We are interpreting this as :


Individuals with ICD9 code 493.0 


Individuals with ICD9 codes in Table 3

on two or more separate calendar days.


Is this correct or how else should we interpret?

sorry to us the sentence from the document is ambiguous.



If there is no BMI at time of diagnosis, please list all BMIs within a 12-month window.

Re.

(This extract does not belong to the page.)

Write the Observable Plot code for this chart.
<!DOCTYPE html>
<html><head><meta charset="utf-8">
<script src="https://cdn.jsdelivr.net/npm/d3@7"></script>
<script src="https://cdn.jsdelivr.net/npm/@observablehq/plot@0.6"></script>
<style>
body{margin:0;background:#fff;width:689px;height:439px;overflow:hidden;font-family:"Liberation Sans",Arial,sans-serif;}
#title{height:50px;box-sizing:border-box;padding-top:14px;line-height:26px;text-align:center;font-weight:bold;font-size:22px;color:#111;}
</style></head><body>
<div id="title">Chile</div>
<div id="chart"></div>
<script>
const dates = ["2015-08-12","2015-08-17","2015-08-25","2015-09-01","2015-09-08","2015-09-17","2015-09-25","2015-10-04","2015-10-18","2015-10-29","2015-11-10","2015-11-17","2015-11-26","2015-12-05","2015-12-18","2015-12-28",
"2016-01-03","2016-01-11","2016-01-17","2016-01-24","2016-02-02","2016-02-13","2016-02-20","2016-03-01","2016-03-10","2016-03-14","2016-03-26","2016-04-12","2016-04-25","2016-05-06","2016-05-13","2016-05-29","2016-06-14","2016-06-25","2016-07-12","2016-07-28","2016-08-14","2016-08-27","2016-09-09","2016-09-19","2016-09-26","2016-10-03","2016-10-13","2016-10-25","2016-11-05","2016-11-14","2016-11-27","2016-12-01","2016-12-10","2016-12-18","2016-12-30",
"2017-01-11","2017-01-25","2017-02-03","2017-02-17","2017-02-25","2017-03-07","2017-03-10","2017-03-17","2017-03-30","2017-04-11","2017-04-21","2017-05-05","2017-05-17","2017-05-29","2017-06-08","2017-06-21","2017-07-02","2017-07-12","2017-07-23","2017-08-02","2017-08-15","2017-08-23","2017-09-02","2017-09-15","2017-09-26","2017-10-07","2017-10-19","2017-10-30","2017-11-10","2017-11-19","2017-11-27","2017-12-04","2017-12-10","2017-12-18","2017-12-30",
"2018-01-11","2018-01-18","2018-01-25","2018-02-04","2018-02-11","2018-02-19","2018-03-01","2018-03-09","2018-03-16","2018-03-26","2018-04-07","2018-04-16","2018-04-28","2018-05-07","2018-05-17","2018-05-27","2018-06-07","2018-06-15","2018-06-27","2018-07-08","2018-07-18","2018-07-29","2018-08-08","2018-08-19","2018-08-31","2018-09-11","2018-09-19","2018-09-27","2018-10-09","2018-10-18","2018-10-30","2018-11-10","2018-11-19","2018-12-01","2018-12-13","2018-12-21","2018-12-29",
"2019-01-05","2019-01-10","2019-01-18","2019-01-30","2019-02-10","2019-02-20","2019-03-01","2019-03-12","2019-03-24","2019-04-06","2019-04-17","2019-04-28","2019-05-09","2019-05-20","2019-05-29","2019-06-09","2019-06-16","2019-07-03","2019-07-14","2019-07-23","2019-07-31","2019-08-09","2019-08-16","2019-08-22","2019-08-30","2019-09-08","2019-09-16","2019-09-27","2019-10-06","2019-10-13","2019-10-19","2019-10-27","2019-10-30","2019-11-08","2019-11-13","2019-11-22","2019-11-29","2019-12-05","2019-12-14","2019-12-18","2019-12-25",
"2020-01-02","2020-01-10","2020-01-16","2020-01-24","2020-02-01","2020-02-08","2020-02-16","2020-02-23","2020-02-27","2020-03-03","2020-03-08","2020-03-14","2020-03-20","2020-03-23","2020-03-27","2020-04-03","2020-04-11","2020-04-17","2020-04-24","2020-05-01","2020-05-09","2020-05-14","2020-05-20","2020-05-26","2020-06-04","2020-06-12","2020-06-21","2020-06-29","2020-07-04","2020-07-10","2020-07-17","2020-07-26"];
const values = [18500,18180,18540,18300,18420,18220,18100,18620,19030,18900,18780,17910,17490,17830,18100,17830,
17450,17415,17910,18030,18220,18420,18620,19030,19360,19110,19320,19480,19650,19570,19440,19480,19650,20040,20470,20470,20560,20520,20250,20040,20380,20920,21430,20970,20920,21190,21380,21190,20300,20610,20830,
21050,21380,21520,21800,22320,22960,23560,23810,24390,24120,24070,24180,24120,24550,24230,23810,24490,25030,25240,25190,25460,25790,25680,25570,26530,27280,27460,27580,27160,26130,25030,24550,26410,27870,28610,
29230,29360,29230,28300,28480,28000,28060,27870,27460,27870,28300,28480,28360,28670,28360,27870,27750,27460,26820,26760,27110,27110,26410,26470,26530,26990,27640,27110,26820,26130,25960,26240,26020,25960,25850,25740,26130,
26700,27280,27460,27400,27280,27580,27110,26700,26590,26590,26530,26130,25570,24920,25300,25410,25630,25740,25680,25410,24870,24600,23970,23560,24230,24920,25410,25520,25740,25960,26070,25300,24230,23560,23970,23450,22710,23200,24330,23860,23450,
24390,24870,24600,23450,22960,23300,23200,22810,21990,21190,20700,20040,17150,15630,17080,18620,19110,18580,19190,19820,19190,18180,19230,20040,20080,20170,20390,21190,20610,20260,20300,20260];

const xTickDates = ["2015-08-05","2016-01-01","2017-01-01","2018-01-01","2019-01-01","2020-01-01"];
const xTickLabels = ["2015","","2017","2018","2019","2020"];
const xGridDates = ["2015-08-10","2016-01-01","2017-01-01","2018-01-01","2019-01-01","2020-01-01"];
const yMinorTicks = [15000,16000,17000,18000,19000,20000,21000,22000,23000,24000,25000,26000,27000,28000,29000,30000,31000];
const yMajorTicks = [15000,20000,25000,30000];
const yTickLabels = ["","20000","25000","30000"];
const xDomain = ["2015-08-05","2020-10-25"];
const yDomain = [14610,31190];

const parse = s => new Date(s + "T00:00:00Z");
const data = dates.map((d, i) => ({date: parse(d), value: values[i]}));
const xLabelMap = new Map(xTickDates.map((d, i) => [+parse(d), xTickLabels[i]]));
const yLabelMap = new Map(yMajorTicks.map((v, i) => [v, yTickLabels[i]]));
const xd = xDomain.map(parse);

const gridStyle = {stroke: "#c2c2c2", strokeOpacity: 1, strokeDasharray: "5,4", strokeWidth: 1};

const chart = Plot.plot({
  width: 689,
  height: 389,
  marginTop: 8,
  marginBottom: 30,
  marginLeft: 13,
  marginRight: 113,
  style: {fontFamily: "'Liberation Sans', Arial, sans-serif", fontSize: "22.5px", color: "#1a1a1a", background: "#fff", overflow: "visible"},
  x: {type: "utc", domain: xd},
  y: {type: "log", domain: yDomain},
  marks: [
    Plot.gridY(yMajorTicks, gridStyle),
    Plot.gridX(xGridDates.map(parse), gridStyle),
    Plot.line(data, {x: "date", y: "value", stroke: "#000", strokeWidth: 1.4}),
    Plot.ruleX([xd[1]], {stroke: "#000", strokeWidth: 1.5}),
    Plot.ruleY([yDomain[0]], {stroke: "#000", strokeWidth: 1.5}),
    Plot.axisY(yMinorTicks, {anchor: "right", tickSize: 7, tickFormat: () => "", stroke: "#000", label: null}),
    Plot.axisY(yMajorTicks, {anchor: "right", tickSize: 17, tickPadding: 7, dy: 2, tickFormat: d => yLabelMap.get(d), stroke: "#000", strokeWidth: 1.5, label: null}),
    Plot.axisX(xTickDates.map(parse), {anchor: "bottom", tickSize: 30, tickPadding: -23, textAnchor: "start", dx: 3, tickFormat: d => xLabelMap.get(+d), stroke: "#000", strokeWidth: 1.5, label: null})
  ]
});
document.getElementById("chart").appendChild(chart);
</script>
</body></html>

BMI for controls, similarly, it would be best to all values linked with age in days.

Re. atopic clarification: the interpretation is correct (Individuals with ICD9 code 493.0 OR Individuals with ICD9 codes in Table 3).

Hope this helps,


I just want to make sure I am understanding this correctly.

For cases, you want only one value for BMI but for controls you want a repeating variable file with all possible BMI values with associated date?

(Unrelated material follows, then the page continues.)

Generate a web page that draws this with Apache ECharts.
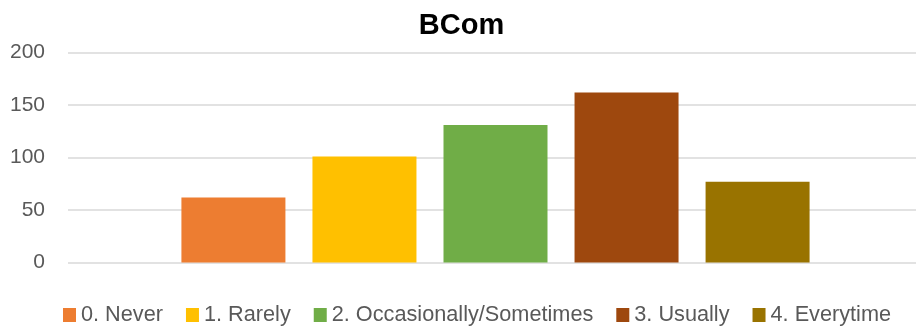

Would it just be easiest for everyone if we gave you all BMI values with age in days then you could pick whichever BMI you wanted for ea. person?  

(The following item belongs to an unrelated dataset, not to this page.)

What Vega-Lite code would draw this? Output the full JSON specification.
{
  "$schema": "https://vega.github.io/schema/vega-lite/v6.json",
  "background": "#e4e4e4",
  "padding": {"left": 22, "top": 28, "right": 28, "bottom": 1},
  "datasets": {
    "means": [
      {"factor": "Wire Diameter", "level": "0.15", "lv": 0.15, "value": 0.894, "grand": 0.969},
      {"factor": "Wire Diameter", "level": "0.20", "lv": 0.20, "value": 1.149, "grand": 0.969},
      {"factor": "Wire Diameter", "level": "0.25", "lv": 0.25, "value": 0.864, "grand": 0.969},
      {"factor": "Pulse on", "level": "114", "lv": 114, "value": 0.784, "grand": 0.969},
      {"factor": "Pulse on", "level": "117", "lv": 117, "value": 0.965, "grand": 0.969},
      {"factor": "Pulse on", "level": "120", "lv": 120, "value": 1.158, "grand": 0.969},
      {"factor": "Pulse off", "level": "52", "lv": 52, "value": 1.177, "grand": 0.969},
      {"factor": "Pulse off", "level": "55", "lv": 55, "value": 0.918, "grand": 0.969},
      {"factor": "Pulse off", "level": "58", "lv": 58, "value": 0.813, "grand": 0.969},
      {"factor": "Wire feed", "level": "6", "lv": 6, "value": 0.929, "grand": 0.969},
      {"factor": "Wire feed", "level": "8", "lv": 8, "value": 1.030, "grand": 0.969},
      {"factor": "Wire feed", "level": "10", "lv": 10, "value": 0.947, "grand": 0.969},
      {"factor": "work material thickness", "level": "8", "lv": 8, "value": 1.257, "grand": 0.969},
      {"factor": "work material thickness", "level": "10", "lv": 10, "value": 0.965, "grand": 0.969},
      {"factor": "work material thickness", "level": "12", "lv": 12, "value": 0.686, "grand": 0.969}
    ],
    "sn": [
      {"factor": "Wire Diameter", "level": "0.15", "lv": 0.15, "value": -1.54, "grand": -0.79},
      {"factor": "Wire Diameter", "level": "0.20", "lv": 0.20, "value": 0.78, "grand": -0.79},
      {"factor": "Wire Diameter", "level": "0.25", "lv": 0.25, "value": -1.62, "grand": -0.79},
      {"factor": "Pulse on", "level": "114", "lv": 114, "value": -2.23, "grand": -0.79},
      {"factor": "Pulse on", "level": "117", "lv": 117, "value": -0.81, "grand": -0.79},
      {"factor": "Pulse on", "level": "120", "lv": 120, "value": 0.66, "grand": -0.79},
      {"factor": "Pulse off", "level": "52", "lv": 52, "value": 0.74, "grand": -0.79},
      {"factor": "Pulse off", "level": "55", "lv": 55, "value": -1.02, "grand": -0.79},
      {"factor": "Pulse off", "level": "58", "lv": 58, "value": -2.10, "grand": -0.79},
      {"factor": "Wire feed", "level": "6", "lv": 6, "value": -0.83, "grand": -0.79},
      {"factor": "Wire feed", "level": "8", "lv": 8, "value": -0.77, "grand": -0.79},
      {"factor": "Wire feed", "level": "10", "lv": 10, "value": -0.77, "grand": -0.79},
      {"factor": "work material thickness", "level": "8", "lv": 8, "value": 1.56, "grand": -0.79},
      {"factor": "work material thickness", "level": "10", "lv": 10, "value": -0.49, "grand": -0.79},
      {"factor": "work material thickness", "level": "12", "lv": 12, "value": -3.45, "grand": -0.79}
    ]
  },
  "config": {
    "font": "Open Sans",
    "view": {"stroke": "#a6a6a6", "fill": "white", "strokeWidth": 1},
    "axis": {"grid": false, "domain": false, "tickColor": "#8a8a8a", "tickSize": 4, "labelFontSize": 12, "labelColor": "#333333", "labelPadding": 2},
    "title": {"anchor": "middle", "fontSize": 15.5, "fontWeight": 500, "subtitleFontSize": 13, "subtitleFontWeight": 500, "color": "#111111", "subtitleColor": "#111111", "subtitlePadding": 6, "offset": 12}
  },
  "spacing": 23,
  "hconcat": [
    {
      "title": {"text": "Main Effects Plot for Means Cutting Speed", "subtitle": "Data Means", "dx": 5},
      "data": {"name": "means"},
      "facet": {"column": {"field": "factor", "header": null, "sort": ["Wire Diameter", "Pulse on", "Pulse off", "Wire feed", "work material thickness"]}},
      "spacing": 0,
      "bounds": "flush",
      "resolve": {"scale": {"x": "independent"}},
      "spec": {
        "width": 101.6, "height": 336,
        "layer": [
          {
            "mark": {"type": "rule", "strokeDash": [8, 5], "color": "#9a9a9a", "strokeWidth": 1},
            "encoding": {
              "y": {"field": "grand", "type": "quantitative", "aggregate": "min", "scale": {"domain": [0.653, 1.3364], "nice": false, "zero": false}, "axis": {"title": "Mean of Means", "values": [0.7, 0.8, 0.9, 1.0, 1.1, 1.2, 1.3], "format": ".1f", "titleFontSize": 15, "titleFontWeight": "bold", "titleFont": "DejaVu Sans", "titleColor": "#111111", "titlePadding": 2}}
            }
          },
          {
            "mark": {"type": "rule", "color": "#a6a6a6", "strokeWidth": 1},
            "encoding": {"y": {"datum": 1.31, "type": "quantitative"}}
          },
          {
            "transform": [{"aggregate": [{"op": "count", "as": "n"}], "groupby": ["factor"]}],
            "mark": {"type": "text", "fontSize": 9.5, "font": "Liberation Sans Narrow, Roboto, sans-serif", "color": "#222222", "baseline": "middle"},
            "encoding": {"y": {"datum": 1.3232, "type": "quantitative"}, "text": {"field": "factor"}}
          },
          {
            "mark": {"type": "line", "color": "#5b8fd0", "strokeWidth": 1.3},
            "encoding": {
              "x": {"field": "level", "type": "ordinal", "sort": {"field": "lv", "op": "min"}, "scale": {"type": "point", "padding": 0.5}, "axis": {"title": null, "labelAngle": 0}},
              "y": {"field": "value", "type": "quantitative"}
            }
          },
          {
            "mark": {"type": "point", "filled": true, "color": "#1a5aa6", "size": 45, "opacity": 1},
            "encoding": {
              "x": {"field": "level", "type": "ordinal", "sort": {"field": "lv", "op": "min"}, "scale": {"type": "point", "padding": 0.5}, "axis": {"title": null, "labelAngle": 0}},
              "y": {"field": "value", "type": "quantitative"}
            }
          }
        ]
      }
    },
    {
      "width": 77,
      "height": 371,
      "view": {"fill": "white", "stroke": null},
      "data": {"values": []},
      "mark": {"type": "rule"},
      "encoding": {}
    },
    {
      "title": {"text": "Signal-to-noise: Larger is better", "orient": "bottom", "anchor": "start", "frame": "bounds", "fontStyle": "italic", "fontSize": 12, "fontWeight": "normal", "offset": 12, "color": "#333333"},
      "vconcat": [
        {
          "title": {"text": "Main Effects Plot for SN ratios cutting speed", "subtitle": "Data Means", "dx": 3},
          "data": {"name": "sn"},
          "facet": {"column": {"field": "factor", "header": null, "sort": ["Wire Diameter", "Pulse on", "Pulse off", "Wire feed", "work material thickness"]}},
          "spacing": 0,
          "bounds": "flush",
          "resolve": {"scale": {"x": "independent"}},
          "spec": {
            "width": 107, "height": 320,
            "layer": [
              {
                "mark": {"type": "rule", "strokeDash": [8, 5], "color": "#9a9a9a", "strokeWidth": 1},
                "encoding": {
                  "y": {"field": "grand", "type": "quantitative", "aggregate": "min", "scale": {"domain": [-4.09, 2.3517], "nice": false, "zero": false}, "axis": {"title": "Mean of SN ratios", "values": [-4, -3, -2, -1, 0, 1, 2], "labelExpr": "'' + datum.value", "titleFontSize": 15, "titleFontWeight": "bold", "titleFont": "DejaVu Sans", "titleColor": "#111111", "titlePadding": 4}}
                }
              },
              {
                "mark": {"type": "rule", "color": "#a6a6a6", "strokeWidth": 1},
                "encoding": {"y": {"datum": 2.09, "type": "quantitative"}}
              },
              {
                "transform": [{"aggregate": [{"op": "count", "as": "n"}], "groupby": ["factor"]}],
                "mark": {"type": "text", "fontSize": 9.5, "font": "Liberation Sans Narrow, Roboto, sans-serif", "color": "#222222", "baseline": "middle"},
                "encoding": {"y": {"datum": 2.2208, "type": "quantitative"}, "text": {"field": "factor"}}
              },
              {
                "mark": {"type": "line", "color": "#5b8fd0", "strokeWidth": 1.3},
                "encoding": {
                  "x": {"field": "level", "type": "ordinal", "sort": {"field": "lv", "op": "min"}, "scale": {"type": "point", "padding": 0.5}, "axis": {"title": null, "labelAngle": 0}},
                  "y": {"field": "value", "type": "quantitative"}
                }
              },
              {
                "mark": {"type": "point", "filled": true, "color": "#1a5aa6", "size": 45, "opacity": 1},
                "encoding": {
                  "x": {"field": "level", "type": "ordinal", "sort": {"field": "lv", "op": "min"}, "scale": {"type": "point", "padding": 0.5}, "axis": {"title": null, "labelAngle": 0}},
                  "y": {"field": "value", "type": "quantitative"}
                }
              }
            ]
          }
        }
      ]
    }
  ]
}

For most if not all of our eMERGE phenotypes we usually have some sort of minimum data requirement to be sure we are getting true controls, i.e., absence of data does not imply absence of disease. For example, in Northwestern's asthma algorithm we required controls to have at least a Dx and/or an Rx on 2 different dates in their EMR to show that they were seen at least 2 different times by someone.  Some of our controls for the current CHOP asthma algorithm have zero or only 1 in-person encounter in the EMR or no visits in the last 5 years, meaning we probably shouldn't be using them as controls as they may have asthma and we don't know it b/c we have never really seen them or only seen them once, or have not seen them recently enough.

Was there something like this in the control definition that I'm missing?

If not, we have ~600 of our ~1900 potential controls that have not been seen in the last 5 yrs or have <2 in-person visits overall, I really don't want to say those are true controls.



Excellent point and not something I had considered. I think it is too late to modify this for the other groups, but your suggestion makes total sense. Would it be too much to ask you to flag those that have <2 visits and also those that have not been seen in 5 years? We would still like the 1900, but these new variables could at the very least be covariates.


We provided the covariates for you, it will be interesting to find out if it makes a difference in your analysis, I suspect it might.  

This is given what we have learned in eMERGE as a network, about controls being comparable to cases.  

For example for this algorithm the cases are required to have visits on 2 separate days but the controls are not.  

It would not be much work for other sites to send the # visits for controls as a covariate, as this is a covariate we had to extract for cases for this algorithm already anyway, plus most of the sites have plenty of controls already, and I would say that it is never too late.  :)

FYI, for NU, if you remove controls w/ <2 visits we still have 1704 controls, and if you also remove controls w/o visits in last 5 yrs, there are still 1342 controls.